Peter McFarlane was born in Glenelg, a suburb of Adelaide, and educated in South Australian high schools and at Scotch College. He received a BA Dip Ed from Adelaide University and, apart from two and a half years in Canada, he taught in SA Education Department High Schools where he was an English Coordinator and Arts Adviser. Since receiving the Carclew Fellowship from the SA Department of the Arts in 1994 and a Category A Fellowship from the Literature Board of the Australia Council in 1995, Peter has complemented his time as a full-time writer with speaking engagements and writer-in-residencies.
In past years he has had extended periods as editor of the SA English Teachers' Association Journal, Opinion, and as Publications Officer for the Australian Association for the Teaching of English, as well as a heavy involvement with SA's Friendly Street Poets, being present at the inaugural meeting in 1975 and published in the first 17 readers. In addition to his first poetry collection, My Grandfather's Horses, (TAT 1983), he co-edited a range of poetry texts for schools: Orange Moon (Rigby 1975, with Garth Boomer), A Book to Write Poems By (AATE 1983), A Book to Perform Poems By (AATE 1985), Making the Magic (AATE 1988), and Doing Bombers Off the Jetty (Macmillan 1997, all with Rory Harris); and Blue Light Clear Atoms (Macmillan 1996) and Among Ants Between Bees (Macmillan 1998) with Lisa Temple. Books one and two on the teaching of writing, Exploring the Writer's Craft, were published by Macmillan Educational in 2000.

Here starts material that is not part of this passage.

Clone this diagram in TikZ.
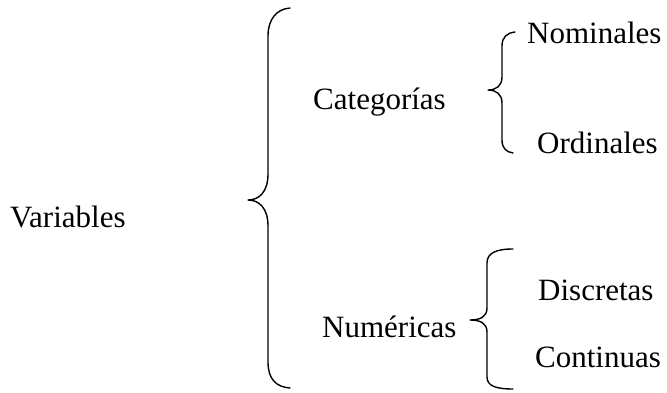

In 1977 he also prepared for Rigby, The Projected Muse, a book of excerpts from Australian filmscripts. Since 1988 Peter has published ten novels: the semi-autobiographical, The Tin House (Scholastic 1989), Rebecca the Wrecker, Betty the Balloon Buster, Bruce the Goose, Soula the Ruler, Max the Man Mountain, Barnaby the Barbarian and Michaela the Whaler (Harper Collins 1995, 96, 96, 97, 97, 98 and 99) and The Enemy You Killed, More Than a Game, Goat Boy and Bomber Boy (Penguin 1996, 1999, 2001, 2002), as well as two Penguin collections of short stories, The Flea and Other Stories (1992) and Lovebird (1993). The Enemy You Killed (Giochi di Guerra) and Lovebird (Controllo a Distanza) have both been translated into Italian. His short story, Wasim, is included in Personal Best, a Trans-Tasman anthology of short stories on sport that he co-edited with New Zealand author, Tessa Duder, for Reed Books in 1997. Peter lives in Adelaide with his wife and two of his five children.